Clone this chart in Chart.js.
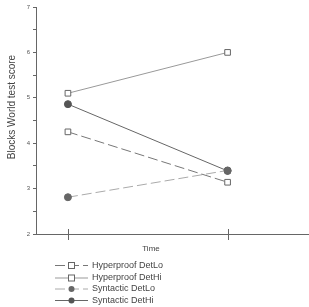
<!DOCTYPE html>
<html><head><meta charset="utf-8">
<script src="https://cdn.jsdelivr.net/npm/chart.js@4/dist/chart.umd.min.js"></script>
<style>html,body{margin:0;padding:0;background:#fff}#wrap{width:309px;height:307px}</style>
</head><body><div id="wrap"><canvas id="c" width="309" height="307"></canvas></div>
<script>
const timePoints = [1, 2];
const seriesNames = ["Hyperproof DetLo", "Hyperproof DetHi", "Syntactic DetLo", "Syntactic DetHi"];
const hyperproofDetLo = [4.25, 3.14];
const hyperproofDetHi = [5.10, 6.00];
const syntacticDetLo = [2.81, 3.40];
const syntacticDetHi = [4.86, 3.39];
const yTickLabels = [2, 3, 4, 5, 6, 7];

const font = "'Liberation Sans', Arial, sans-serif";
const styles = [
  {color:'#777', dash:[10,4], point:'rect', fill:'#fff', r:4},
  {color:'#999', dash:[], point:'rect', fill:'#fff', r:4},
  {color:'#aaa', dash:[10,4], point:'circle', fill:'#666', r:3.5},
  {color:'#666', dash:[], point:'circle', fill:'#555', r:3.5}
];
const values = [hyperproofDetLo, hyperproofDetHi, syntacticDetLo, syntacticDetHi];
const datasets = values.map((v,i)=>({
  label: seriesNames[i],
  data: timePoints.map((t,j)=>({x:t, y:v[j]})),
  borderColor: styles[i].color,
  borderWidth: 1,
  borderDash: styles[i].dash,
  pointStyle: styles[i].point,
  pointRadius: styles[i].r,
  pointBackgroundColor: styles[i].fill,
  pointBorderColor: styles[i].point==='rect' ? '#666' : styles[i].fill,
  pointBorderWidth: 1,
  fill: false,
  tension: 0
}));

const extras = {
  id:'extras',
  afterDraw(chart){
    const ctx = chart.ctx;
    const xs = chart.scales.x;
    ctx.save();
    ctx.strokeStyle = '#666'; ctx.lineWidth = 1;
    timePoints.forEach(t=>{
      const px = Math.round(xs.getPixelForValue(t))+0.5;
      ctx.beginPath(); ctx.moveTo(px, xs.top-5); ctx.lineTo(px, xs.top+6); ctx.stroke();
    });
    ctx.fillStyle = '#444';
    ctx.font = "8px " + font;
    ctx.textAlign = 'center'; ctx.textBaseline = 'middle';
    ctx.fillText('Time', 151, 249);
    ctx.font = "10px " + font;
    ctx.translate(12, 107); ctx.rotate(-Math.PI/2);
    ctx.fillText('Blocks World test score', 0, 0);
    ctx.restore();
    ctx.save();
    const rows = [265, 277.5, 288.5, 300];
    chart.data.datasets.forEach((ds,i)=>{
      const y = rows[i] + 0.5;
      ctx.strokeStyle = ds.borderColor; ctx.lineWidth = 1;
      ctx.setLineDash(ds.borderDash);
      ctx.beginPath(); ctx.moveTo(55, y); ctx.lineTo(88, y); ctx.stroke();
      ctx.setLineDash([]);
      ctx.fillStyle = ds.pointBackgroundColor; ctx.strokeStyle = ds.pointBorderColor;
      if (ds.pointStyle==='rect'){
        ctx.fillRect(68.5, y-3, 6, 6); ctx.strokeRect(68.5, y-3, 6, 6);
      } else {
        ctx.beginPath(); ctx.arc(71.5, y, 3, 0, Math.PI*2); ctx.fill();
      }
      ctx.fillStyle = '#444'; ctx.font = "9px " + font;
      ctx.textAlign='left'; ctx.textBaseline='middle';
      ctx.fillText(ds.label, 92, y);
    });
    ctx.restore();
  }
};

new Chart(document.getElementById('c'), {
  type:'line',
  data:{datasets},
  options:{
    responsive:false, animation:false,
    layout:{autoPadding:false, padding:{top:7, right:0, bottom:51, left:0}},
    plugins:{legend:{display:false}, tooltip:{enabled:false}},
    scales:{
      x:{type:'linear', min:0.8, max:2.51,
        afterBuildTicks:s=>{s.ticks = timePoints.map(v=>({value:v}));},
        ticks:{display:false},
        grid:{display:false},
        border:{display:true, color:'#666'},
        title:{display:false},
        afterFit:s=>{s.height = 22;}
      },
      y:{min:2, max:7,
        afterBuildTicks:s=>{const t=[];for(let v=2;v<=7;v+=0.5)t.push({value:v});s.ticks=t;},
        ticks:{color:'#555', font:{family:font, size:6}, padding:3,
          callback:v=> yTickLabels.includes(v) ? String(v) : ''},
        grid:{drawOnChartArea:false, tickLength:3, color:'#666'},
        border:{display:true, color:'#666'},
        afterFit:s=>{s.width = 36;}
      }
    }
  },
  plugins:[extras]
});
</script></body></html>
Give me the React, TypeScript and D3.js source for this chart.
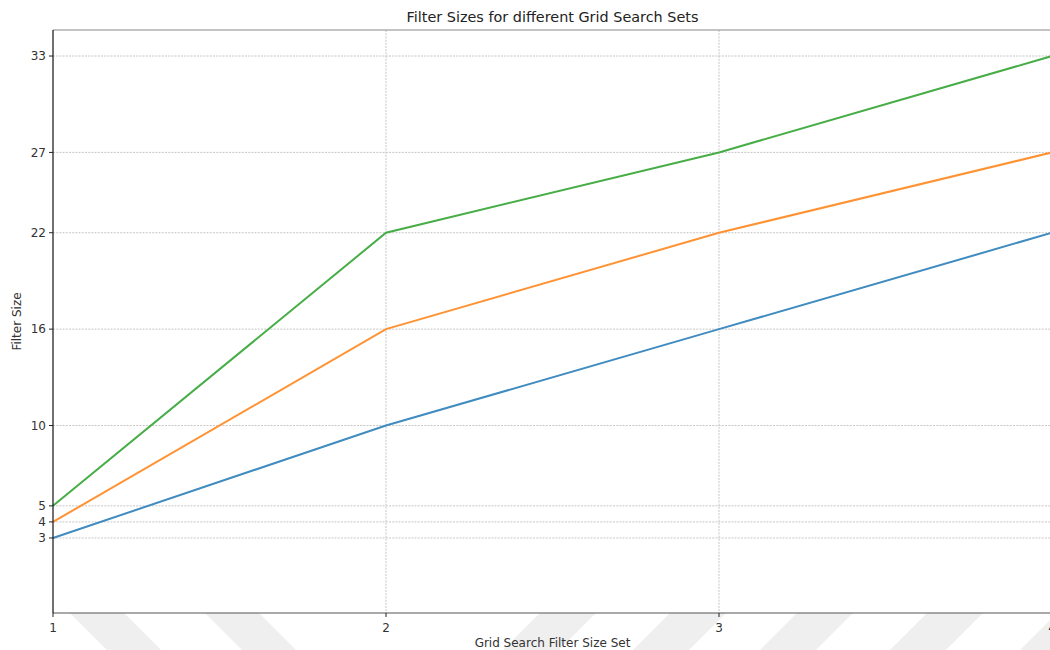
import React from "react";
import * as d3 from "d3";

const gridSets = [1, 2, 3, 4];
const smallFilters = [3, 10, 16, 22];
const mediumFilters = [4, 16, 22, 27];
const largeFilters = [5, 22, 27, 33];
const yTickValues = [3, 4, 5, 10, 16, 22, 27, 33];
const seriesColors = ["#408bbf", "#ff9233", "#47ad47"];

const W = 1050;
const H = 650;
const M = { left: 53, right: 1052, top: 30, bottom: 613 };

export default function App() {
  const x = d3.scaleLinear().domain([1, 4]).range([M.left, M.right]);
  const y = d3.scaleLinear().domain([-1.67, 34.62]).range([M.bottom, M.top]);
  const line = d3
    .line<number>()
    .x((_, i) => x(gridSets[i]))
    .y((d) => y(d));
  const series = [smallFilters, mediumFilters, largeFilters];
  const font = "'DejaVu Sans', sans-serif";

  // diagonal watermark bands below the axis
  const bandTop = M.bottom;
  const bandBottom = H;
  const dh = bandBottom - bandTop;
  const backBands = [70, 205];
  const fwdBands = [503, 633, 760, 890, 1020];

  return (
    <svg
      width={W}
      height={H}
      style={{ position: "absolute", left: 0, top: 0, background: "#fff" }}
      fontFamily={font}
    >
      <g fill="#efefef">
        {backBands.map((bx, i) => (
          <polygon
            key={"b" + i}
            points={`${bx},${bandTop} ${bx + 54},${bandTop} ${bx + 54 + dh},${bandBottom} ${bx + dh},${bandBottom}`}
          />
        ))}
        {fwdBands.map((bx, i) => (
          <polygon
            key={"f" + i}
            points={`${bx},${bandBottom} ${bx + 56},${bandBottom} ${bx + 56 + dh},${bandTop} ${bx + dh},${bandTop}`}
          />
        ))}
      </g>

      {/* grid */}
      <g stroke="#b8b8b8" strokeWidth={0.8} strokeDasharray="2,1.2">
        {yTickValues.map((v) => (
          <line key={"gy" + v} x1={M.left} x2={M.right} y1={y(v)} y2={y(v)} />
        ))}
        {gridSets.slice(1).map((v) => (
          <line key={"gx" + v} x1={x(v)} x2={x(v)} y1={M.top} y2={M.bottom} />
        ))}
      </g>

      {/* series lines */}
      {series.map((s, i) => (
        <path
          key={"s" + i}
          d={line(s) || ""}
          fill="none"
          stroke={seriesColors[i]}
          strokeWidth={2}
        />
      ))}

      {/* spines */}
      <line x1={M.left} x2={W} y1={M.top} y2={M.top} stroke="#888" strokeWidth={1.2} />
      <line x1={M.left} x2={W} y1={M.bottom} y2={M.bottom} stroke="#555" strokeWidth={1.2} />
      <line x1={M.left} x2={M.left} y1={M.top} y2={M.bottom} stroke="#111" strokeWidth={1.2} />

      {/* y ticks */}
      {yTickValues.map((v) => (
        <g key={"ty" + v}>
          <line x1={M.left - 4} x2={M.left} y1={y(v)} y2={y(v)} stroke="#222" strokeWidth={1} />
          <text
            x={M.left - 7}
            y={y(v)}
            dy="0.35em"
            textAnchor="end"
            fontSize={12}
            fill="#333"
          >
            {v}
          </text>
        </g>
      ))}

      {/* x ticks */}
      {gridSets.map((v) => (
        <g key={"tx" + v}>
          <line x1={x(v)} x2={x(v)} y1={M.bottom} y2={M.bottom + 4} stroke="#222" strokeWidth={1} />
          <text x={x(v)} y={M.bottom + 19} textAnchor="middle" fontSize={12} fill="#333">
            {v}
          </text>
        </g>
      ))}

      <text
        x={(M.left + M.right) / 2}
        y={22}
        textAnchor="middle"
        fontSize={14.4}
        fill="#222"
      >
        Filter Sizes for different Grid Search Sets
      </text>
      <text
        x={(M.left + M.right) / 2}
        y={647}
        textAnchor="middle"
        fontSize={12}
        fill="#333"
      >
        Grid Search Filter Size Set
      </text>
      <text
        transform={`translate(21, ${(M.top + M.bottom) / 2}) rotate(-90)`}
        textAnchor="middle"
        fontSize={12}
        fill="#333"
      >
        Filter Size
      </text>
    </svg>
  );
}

Set problem
Using the records above, pull out each line where the word "React" occurs.

Answer below
Give me the React, TypeScript and D3.js source for this chart.
import React from "react";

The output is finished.